Wed, Jul 14, 2010 : 12:21 p.m.

@Mick52: I'm sure that Judge Tabbey had ample opportunity to speak to Judge Simpson directly, since they work in the same court every day and I assume his decision to change court operations was not made overnight. The fact that he did not personally inform Judge Simpson about the changes he was making in the operation of the court, but instead informed the affected judge through an intermediary, says something about the situation.


Wed, Jul 14, 2010 : 11:11 a.m.

Despite what the story says, I sense some underlying current here that Judge Simpson's case load is changing due to some unreported issue. @ILJ's comments are way off base. The story indicates that Judge Tabbey was ill at the time of the meeting set with Judge Simpson, and he had a prior commitment at the time of this community meeting. You can't expect an official to change his schedule. Perhaps his prior commitment was for some other community purpose. Or a meeting that could not be rescheduled. I know both of these judges and have enormous respect for both of them. Judge Simpson clearly states this move is not disciplinary, so what is the problem here? If someone has some factual information on this upon which these conspiracy theories are based, please post such.


Wed, Jul 14, 2010 : 10:38 a.m.

Perhaps should look into 14A's finances. Under Simpson there was a surplus of money. Under Tabby not only was that surplus extinguished, but it was driven into the red and continues to go further...perhaps even into the hundreds of thousands? Funney how 6 years of Simpson surplus got taken away by two years of Tabby turmoil. Sounds like Mr. Tabby was looking for a scapegoat in Judge Simpson. I know the courts hold records of all that stuff. It'd be interesting to read what a journalist could dig up.

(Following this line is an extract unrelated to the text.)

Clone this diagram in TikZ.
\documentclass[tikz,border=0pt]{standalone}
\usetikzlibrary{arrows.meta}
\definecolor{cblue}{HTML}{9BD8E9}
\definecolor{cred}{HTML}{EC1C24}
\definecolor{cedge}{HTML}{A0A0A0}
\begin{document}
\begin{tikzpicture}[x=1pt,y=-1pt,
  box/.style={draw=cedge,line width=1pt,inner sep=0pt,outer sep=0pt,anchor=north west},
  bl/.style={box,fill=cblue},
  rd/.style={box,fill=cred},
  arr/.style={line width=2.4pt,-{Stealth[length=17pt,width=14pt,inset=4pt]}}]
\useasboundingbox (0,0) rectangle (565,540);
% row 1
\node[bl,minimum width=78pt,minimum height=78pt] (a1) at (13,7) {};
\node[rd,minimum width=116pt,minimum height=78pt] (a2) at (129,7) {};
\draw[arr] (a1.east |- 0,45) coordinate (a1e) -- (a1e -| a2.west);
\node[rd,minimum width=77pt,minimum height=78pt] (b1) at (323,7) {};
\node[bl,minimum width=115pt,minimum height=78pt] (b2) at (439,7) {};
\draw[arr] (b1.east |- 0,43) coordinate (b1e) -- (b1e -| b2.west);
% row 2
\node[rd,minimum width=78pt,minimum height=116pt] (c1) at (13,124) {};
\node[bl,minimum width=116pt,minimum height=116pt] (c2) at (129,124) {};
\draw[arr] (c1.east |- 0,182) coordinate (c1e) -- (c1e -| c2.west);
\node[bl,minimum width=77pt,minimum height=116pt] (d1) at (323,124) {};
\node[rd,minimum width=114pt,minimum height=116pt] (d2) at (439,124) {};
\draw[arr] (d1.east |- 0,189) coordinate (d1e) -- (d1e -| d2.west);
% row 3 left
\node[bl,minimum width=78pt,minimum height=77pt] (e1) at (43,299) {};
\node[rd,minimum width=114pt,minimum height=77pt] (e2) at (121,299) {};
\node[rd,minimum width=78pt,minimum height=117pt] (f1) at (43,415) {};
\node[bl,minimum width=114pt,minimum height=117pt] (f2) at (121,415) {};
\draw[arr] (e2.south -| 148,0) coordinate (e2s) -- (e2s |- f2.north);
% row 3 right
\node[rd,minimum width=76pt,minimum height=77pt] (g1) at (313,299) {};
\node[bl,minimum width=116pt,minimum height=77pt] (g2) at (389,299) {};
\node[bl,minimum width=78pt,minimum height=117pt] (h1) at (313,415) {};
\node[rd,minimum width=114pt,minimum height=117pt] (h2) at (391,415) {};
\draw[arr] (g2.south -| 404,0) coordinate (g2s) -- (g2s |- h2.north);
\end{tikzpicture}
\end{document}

Wed, Jul 14, 2010 : 10:02 a.m.

If I read this correctly, Tabbey did not speak directly with Simpson before making the changes to his docket, but instead notified him through a "representative"? And Tabbey was too busy to come answer the public's questions about the changes on Tuesday evening? It appears that the only one Tabbey has spoken to directly about the changes is Ann And seeing as how there are no fresh quotes from Tabbey in this latest story, maybe he has even stopped talking to Ann Tabbey needs to address this directly. He is a public servant and he owes the public answers to their questions about the abrupt and unusual changes he has made at their court. If he's avoiding answering questions from Simpson and from the public, it makes me think that he's afraid to defend his actions, maybe because they will be difficult to defend.


Wed, Jul 14, 2010 : 8:08 a.m.

Judge Simpson is an excellent judge. Problem with Washtenaw County is many of the judges just give the "poor" criminals a slap on the wrist, very little justice for the victims. Judge Simpson is fair but tough, requiring criminals to be responsible for their behavior. We need more judges like Simpson.

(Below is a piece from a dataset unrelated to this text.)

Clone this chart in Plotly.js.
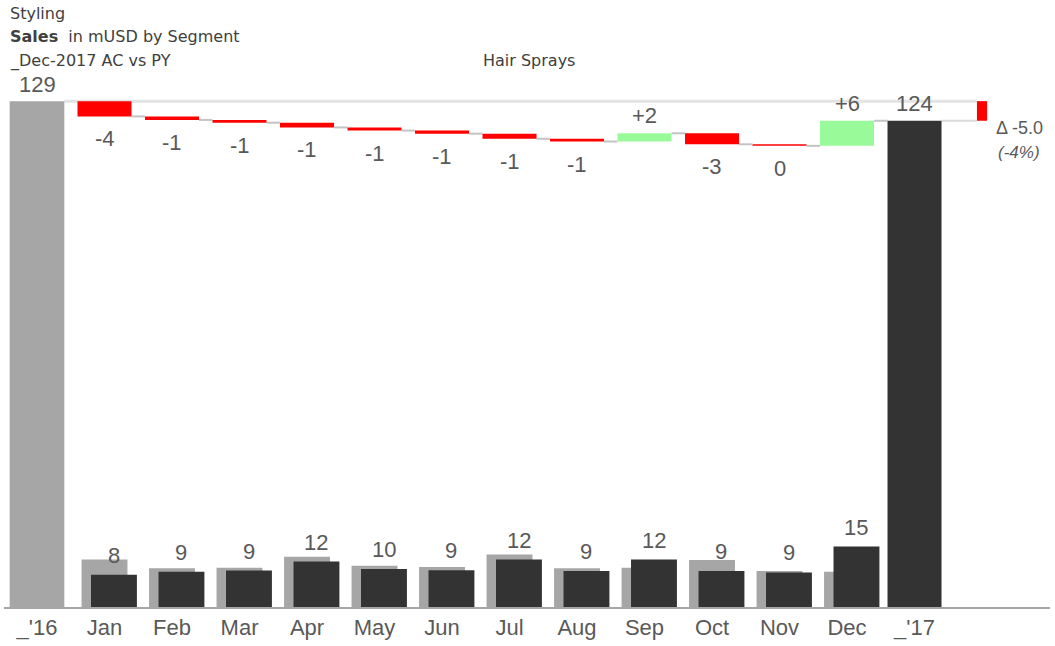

Wed, Jul 14, 2010 : 8:05 a.m.

I got reassigned at work. No meetings, no protests, nothing. How come nobody cares about me.


Wed, Jul 14, 2010 : 7:35 a.m.

Judge Simpson is fair, tough on defendants when he needs to be, and helpful to attorneys and litigants during court proceedings. He is one of the finest judges in Washtenaw County.


Wed, Jul 14, 2010 : 6:31 a.m.

Judge Simpson is one of the finest attorneys and CLEARLY the finest judge in the county. Wherever he has contributed it has been to the benefit of our community. I'm sure that will continue to be true. My question is: How can we get him into Circuit Court?

Stephen Landes

Tue, Jul 13, 2010 : 9:41 p.m.

I applaud Judge Simpson for his statements as portrayed in this article because he demonstrates respect for his profession and fellow judges. I hope his approach to commenting on the operations of his court, regardless of his personal feelings or concerns, are viewed by others as an example of honorable behavior worth emulating.